Elles donnent néanmoins une idée claire de la dynamique de la deuxième vague, avec des Français qui se contaminent moins (1,4 personne infectée par porteur au lieu de 2,9 en mars), mais un niveau de contamination élevé sur l’ensemble du territoire – il n’y a plus aucun endroit où s’abriter. Elles devraient également inciter à accepter les sacrifices actuels , car en prolongeant les courbes, on aboutit au reconfinement.
2.000 à 5.000 décès potentiels en Ile-de-France
Ainsi, s’appuyant sur les modélisations de l’Institut Pasteur, le Conseil scientifique montre qu’avec le doublement des hospitalisations tous les seize jours observé récemment, il y aurait entre le 25 septembre et le 1er novembre environ 14.000 hospitalisations en Auvergne-Rhône-Alpes, 20.000 en Ile-de-France, 7.000 en Nouvelle Aquitaine, 6.000 en Paca, 3.000 en Occitanie.
Ces hospitalisations entraîneraient de nombreux décès. Pendant la première vague, 25 % des hospitalisés décédaient, contre 12 % aujourd’hui, ce qui peut s’expliquer par une structure d’âge plus jeune et une meilleure prise en charge.
Le risque serait d’avoir entre 1.600 et 3.500 décès en Auvergne-Rhône-Alpe, 2.000 à 5.000 en Ile-de-France, 700 à 1.600 en Nouvelle-Aquitaine, 400 à 800 en Occitanie et 700 à 1.500 en Paca, hors surmortalité en Ehpad et non-Covid. « Par ailleurs, sans changement, la dynamique de croissance se poursuivra au-delà du 1er novembre avec un bilan qui continuera à s’alourdir avec le temps », précise le Conseil.
Diminuer de moitié la mortalité
Mais le Conseil scientifique n’est pas là pour casser le moral des Français. Au contraire, dit-il, « un objectif de ralentissement de la circulation du virus est encore possible », et il suffirait même d’un effort marginal par rapport à tout ce qui a déjà été accompli. Si chaque contaminé n’infectait qu’une seule autre personne, au lieu de 1,4, on éviterait 900 à 1.900 décès en Auvergne-Rhône-Alpes, 1.200 à 2.500 en Ile-de-France, 400 à 900 en Nouvelle-Aquitaine, 200 à 400 morts en Occitanie et 300 à 700 morts en Paca, d’ici au 1er novembre. Bref, à peu près moitié moins qu’attendu.
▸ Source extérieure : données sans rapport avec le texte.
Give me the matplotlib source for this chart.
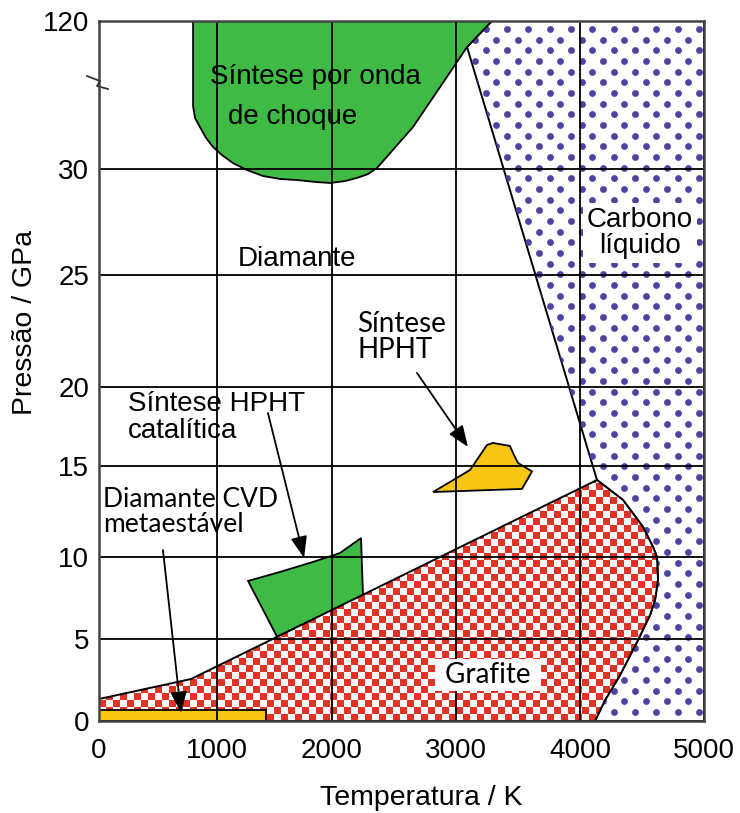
import numpy as np
import matplotlib
matplotlib.use('Agg')
import matplotlib.pyplot as plt
from matplotlib.patches import Polygon

plt.rcParams['font.family'] = ['Liberation Sans', 'DejaVu Sans']
SANS2 = ['Lato', 'Open Sans', 'DejaVu Sans']

# ticks dos eixos
temp_ticks = [0, 1000, 2000, 3000, 4000, 5000]
pres_ticks = [0, 5, 10, 15, 20, 25, 30, 120]

# fronteira diamante / grafite
linha_T = [0, 780, 4137]
linha_P = [1.34, 2.56, 14.23]
# fronteira diamante / liquido
liq_T = [3089, 4137]
liq_P = [104.2, 14.23]
# curva de fusao da grafite (ponto triplo -> P = 0)
fusao_T = [4137, 4347, 4508, 4589, 4621, 4629, 4605, 4565, 4468, 4323, 4202, 4121]
fusao_P = [14.23, 13.13, 11.65, 10.55, 10.0, 8.6, 7.38, 6.46, 4.94, 2.8, 1.28, 0]

# regioes de sintese
choque_T = [797, 797, 814, 856, 907, 966, 1043, 1139, 1261, 1400, 1548, 1696, 1852,
            1983, 2105, 2202, 2290, 2363, 2653, 2927, 3089, 3290]
choque_P = [120, 68.3, 61.0, 55.5, 48.9, 43.4, 38.5, 33.6, 29.95, 29.67, 29.53, 29.48, 29.39,
            29.34, 29.43, 29.58, 29.76, 30.6, 55.5, 86, 104.2, 120]
catal_T = [1270, 1548, 1835, 2065, 2234, 2250, 1522]
catal_P = [8.54, 9.09, 9.7, 10.22, 11.04, 7.67, 5.14]
hpht_T = [2815, 3113, 3250, 3298, 3435, 3460, 3500, 3613, 3532]
hpht_P = [13.57, 14.78, 16.33, 16.46, 16.27, 15.82, 15.19, 14.7, 13.74]
cvd_T = [0, 1430]
cvd_P = [0, 0.65]

verde = '#3fba45'
amarelo = '#f9c514'
vermelho = np.array([224, 51, 37]) / 255
azul = '#4a44a3'

# escala nao linear (como na figura original)
pos_T = [0, 118, 233, 357, 481, 605]
pos_P = [0, 82, 164, 255, 334, 446, 552, 700]


def fx(v):
    return np.interp(v, temp_ticks, pos_T)


def fx_inv(v):
    return np.interp(v, pos_T, temp_ticks)


def fy(v):
    return np.interp(v, pres_ticks, pos_P)


def fy_inv(v):
    return np.interp(v, pos_P, pres_ticks)


fig = plt.figure(figsize=(7.40, 8.13), dpi=100)
ax = fig.add_axes([99 / 740, 92 / 813, 605 / 740, 700 / 813])
ax.set_xscale('function', functions=(fx, fx_inv))
ax.set_yscale('function', functions=(fy, fy_inv))

# grafite (xadrez)
graf_T = [0] + linha_T + fusao_T[1:]
graf_P = [0] + linha_P + fusao_P[1:]
graf = Polygon(np.column_stack([graf_T, graf_P]), closed=True, fc=vermelho, ec='none', zorder=1)
ax.add_patch(graf)
H, W = 700, 605
yy, xx = np.mgrid[0:H, 0:W]
cel = 7.0
ux, uy = xx / cel, yy / cel
branco = (((np.floor(ux) + np.floor(uy)) % 2 == 0)
          & (ux - np.floor(ux) < 0.86) & (uy - np.floor(uy) < 0.86))
img = np.where(branco[..., None], np.ones(3), vermelho)
im = ax.imshow(img, extent=(0, 1, 0, 1), transform=ax.transAxes, aspect='auto',
               interpolation='nearest', zorder=1.05)
im.set_clip_path(graf)
ax.add_patch(Polygon(np.column_stack([graf_T, graf_P]), closed=True, fill=False,
                     ec='k', lw=1.4, zorder=1.3))

# carbono liquido (pontos)
liqd_T = [3290] + liq_T + fusao_T[1:] + [5000, 5000]
liqd_P = [120] + liq_P + fusao_P[1:] + [0, 120]
liqd = Polygon(np.column_stack([liqd_T, liqd_P]), closed=True, fc='white', ec='k', lw=1.4, zorder=0.9)
ax.add_patch(liqd)
px, py = [], []
for k in range(67):
    x0 = 2.7 if k % 2 == 0 else 13.4
    xs = np.arange(x0, W, 21.33)
    px.extend(xs / W)
    py.extend([1 - (8 + 10.67 * k) / H] * len(xs))
dots = ax.scatter(px, py, s=24, color=azul, lw=0, transform=ax.transAxes, zorder=1)
dots.set_clip_path(liqd)

# regioes de sintese
ax.fill(choque_T, choque_P, fc=verde, ec='k', lw=1.3, zorder=1)
ax.fill(catal_T, catal_P, fc=verde, ec='k', lw=1.3, zorder=1)
ax.fill(hpht_T, hpht_P, fc=amarelo, ec='k', lw=1.3, zorder=1)
ax.fill([cvd_T[0], cvd_T[1], cvd_T[1], cvd_T[0]], [cvd_P[0], cvd_P[0], cvd_P[1], cvd_P[1]],
        fc=amarelo, ec='k', lw=1.3, zorder=1.4)

ax.set_xlim(0, 5000)
ax.set_ylim(0, 120)
ax.set_xticks(temp_ticks)
ax.set_yticks(pres_ticks)
ax.set_xticklabels([str(t) for t in temp_ticks])
ax.set_yticklabels([str(p) for p in pres_ticks])
ax.tick_params(length=0, labelsize=20)
ax.tick_params(axis='x', pad=12)
ax.tick_params(axis='y', pad=7)
ax.grid(True, color='k', lw=1.3)
for s in ax.spines.values():
    s.set_color('#444444')
    s.set_linewidth(1.8)
    s.set_zorder(4)

ax.set_xlabel('Temperatura / K', fontsize=20.5, va='center')
ax.xaxis.set_label_coords(0.532, -0.11)
ax.set_ylabel('Pressão / GPa', fontsize=20.5, va='center')
ax.yaxis.set_label_coords(-0.122, 0.57)

# marca de quebra no eixo
bx = (np.array([87, 100, 97, 108]) - 99) / 605
by = (721 - np.array([76, 81, 86, 89])) / 700
ax.plot(bx, by, color='#333333', lw=1.3, transform=ax.transAxes, clip_on=False, zorder=5)

# textos
ax.text(1852, 85.9, 'Síntese por onda', fontsize=20, ha='center', va='center', zorder=3)
ax.text(1661, 61.6, 'de choque', fontsize=20, ha='center', va='center', zorder=3)
ax.text(1696, 25.75, 'Diamante', fontsize=20, ha='center', va='center', zorder=3)
ax.text(4484, 26.98, 'Carbono\nlíquido', fontsize=20, ha='center', va='center',
        linespacing=1.0, zorder=3,
        bbox=dict(boxstyle='square,pad=0.15', fc='white', ec='none'))
ax.text(246, 18.07, 'Síntese HPHT\ncatalítica', fontsize=20, ha='left', va='center',
        linespacing=1.05, zorder=3)
ax.text(2202, 22.25, 'Síntese\nHPHT', fontsize=20, family=SANS2, ha='left', va='center',
        linespacing=1.0, zorder=3)
ax.text(34, 12.45, 'Diamante CVD\nmetaestável', fontsize=19, family=SANS2, ha='left', va='center',
        linespacing=1.0, zorder=3)
ax.text(3258, 2.8, ' Grafite ', fontsize=20, family=SANS2, ha='center', va='center', zorder=3,
        bbox=dict(boxstyle='square,pad=0.12', fc='white', ec='none'))

seta = dict(arrowstyle='-|>,head_length=0.65,head_width=0.25', color='k', lw=1.3,
            shrinkA=0, shrinkB=0, mutation_scale=20)
ax.annotate('', xy=(3097, 16.2), xytext=(2685, 20.63), arrowprops=seta, zorder=3)
ax.annotate('', xy=(1757, 9.95), xytext=(1443, 18.35), arrowprops=seta, zorder=3)
ax.annotate('', xy=(695, 0.49), xytext=(542, 10.38), arrowprops=seta, zorder=3)

fig.savefig('out.png', dpi=100)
Comment faire ? Le Conseil scientifique n’a pas de baguette magique, mais ne croit pas à l’efficacité du seul cordon de sécurité autour des plus vulnérables, et redoute un couvre-feu ou un reconfinement. Son scénario préféré, c’est un bouquet de mesures déjà appliquées, avec plus ou moins de succès : protection des plus fragiles, des Ehpad, recours au télétravail, limitation de la taille des rassemblements et réduction volontaire des contacts personnels.
« Une obligation ferme, mais sans sanction, peut ainsi contribuer à limiter, pour une même personne, le nombre de contacts par jour sans gestes barrières à un nombre maximal qui peut être variable en fonction du contexte local », explique le Conseil, sans préciser la taille de cette bulle sociale. Comme cela n’ira pas de soi pour tout le monde, il prévoit « des contrôles assortis de sanctions » en cas de « rassemblements privés dans des habitations manifestement trop nombreux ou trop denses ».